BRIEF »
Please report every line from the material that contains the word "this".

LISTING »
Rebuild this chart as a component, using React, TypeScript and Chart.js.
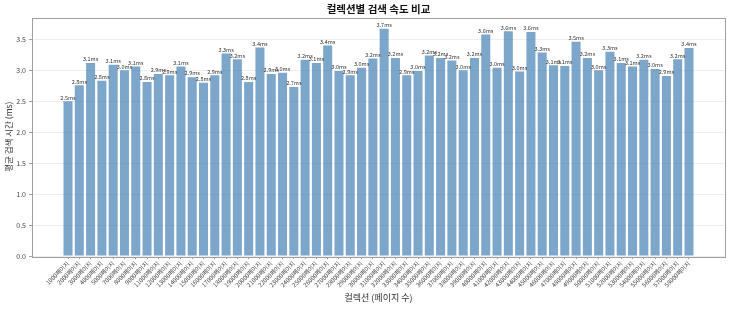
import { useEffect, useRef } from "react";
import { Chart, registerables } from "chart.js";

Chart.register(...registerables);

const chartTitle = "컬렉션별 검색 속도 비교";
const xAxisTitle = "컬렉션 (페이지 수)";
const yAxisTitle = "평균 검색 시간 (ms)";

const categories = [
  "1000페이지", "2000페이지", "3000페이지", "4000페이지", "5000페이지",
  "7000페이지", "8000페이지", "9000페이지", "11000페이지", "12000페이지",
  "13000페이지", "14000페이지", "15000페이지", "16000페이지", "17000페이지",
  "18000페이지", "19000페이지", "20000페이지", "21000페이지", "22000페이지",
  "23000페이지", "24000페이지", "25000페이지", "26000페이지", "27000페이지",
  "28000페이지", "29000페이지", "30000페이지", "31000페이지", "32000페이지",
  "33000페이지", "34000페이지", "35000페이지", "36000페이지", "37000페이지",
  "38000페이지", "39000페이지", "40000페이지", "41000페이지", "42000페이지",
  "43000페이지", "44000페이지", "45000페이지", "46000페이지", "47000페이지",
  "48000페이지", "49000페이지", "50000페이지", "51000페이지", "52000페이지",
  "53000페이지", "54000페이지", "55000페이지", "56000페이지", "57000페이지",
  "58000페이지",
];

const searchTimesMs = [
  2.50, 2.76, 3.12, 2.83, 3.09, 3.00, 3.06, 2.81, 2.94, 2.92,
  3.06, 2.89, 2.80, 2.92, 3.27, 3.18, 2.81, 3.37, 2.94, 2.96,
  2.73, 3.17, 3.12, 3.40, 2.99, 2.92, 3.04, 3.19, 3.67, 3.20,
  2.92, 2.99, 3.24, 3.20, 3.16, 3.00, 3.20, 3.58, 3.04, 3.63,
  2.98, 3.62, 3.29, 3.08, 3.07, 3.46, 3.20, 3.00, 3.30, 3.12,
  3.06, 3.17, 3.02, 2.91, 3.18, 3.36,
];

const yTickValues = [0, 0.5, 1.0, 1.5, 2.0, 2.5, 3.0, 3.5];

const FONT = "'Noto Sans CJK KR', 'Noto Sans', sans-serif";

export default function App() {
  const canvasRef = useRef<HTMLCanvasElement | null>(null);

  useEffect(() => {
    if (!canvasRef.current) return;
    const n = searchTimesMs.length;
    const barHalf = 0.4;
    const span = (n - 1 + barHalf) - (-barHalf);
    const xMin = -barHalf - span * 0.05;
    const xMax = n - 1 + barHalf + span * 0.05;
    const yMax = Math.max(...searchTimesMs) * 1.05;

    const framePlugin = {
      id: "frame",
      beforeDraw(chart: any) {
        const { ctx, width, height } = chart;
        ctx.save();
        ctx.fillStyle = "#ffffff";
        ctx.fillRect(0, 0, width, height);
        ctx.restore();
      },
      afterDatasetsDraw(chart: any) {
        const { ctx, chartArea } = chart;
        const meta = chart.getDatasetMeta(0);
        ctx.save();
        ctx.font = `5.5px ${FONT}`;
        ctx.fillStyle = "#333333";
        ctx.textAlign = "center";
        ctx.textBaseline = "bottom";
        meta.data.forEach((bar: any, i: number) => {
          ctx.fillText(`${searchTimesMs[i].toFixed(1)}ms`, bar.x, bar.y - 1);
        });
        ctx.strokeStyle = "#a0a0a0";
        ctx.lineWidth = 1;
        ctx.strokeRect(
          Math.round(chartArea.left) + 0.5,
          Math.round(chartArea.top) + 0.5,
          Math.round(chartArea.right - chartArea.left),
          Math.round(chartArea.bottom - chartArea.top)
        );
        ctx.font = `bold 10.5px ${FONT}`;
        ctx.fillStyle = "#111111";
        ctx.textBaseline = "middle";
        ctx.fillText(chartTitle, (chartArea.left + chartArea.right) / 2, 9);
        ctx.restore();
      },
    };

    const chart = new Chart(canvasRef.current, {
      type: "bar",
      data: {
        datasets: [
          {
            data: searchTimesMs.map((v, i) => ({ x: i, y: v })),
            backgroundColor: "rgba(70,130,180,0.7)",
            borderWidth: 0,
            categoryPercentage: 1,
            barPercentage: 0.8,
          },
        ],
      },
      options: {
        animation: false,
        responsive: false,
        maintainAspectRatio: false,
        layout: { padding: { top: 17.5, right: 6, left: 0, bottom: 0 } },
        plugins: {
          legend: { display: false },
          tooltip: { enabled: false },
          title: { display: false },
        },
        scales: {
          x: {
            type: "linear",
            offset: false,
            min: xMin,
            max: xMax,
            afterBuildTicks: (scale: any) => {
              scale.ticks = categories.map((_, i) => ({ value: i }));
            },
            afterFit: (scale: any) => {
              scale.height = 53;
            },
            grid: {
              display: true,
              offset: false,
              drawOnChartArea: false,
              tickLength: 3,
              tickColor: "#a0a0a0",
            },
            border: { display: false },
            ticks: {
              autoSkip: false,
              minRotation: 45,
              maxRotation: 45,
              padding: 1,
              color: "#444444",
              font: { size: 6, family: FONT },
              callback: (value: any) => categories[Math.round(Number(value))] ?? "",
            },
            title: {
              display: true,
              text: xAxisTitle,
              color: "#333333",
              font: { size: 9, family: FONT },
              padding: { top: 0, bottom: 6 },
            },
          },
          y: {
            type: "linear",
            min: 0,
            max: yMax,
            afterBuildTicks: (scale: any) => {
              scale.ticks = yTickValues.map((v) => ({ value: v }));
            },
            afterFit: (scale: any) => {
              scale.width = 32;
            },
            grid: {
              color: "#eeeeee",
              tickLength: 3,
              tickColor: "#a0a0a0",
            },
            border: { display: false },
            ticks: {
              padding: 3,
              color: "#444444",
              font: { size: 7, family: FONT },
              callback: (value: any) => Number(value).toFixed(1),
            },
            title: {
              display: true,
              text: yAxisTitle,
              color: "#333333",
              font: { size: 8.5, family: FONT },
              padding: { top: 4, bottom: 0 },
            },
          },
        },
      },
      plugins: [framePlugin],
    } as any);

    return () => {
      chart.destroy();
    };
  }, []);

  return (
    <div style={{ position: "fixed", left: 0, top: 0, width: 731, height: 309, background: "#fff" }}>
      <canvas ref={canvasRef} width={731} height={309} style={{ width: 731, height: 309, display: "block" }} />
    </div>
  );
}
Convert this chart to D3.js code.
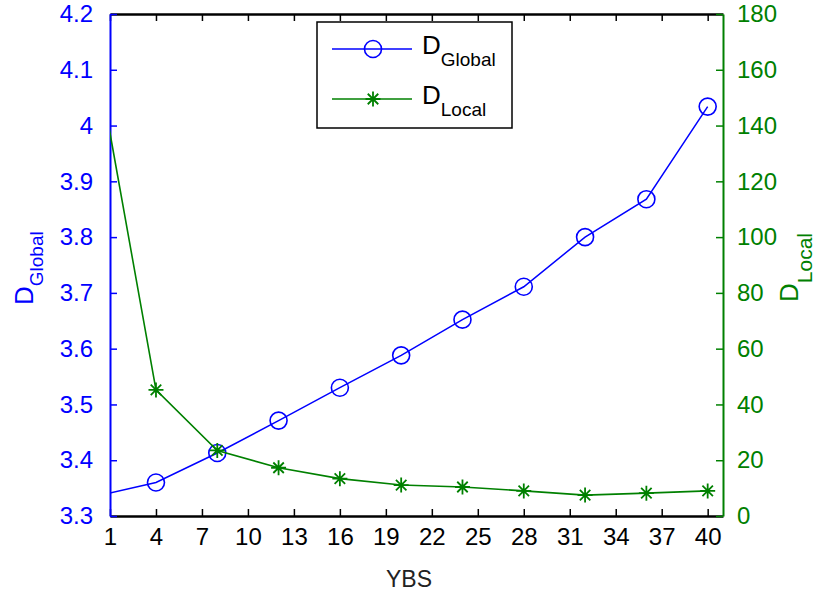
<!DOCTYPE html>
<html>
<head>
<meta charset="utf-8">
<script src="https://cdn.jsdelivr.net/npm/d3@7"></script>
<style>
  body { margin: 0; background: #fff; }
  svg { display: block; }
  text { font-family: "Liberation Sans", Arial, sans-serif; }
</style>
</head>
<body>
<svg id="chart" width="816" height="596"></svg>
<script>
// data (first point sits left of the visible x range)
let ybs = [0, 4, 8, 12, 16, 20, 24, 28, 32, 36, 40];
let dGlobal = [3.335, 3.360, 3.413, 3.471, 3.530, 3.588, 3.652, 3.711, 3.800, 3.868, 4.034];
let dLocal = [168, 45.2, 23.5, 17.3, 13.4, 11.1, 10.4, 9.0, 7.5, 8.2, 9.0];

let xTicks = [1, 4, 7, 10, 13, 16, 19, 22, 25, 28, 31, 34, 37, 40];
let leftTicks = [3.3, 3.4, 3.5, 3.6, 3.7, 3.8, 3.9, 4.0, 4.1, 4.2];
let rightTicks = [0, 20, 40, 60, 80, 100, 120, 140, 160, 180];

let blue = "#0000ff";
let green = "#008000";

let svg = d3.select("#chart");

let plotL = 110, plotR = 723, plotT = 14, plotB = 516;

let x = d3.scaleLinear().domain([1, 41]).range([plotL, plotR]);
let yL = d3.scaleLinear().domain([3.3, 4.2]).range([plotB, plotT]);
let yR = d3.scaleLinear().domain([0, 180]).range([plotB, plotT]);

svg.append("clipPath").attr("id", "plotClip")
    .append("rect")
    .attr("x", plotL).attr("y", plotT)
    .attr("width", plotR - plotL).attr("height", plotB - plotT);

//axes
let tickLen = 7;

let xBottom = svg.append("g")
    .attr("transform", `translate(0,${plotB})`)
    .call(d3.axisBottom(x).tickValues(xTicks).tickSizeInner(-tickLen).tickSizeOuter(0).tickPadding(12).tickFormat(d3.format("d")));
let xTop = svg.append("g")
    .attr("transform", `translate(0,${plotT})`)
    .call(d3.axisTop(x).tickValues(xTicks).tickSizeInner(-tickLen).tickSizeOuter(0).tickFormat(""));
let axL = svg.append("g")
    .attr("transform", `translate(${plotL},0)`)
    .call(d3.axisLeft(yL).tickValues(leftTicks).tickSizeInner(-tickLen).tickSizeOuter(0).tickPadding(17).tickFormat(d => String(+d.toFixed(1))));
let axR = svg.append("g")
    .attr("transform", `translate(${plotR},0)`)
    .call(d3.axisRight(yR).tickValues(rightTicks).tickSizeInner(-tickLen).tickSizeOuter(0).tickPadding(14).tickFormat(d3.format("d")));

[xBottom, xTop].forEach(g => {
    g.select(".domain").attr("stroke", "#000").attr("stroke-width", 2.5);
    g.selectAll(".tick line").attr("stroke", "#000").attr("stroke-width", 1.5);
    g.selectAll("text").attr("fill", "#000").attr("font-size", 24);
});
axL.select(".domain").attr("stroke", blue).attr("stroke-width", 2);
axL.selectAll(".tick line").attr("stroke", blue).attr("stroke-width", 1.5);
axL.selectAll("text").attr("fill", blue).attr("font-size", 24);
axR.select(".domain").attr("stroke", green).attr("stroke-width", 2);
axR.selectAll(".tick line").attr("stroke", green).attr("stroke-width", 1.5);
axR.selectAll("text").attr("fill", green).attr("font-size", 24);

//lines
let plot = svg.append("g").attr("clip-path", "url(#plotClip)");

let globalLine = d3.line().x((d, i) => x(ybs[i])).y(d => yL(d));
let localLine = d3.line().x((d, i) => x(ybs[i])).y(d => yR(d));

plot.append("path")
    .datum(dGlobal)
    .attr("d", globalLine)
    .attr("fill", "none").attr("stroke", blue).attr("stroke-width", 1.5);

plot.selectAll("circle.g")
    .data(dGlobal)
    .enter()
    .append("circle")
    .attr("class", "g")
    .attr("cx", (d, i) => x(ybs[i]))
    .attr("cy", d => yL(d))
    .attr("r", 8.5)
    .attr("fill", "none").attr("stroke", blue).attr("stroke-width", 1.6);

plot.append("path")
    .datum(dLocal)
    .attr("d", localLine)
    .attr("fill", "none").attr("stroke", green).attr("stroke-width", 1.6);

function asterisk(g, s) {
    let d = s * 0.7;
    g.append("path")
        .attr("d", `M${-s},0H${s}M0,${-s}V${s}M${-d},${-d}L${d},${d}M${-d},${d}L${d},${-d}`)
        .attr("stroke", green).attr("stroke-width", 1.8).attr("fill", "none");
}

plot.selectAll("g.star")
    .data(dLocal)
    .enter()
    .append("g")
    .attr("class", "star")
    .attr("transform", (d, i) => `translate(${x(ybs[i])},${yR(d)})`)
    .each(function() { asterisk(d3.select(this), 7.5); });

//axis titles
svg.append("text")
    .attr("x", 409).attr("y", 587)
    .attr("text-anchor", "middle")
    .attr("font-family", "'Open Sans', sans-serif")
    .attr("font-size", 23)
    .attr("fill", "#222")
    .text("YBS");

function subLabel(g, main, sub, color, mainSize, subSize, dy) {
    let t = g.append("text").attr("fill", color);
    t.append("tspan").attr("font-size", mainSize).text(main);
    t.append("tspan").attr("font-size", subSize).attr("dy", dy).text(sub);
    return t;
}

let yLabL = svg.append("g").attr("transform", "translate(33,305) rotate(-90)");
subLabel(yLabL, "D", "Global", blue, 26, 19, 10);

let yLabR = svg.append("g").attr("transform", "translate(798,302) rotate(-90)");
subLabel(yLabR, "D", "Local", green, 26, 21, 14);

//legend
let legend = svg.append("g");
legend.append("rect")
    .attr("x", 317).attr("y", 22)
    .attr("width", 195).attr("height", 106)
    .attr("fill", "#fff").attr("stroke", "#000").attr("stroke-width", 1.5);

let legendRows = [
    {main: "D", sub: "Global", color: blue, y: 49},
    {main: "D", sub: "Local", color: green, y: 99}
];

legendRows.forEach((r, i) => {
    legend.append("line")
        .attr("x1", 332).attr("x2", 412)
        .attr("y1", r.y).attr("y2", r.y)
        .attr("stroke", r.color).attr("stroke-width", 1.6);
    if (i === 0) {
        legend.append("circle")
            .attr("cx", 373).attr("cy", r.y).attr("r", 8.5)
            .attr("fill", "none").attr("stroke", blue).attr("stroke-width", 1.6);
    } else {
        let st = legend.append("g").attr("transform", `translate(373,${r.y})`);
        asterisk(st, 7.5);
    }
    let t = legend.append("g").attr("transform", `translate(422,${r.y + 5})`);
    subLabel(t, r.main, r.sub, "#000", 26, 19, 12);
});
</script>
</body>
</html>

RESPONSE BELOW »
Rebuild this chart as a component, using React, TypeScript and Chart.js.
Convert this chart to D3.js code.
    .each(function() { asterisk(d3.select(this), 7.5); });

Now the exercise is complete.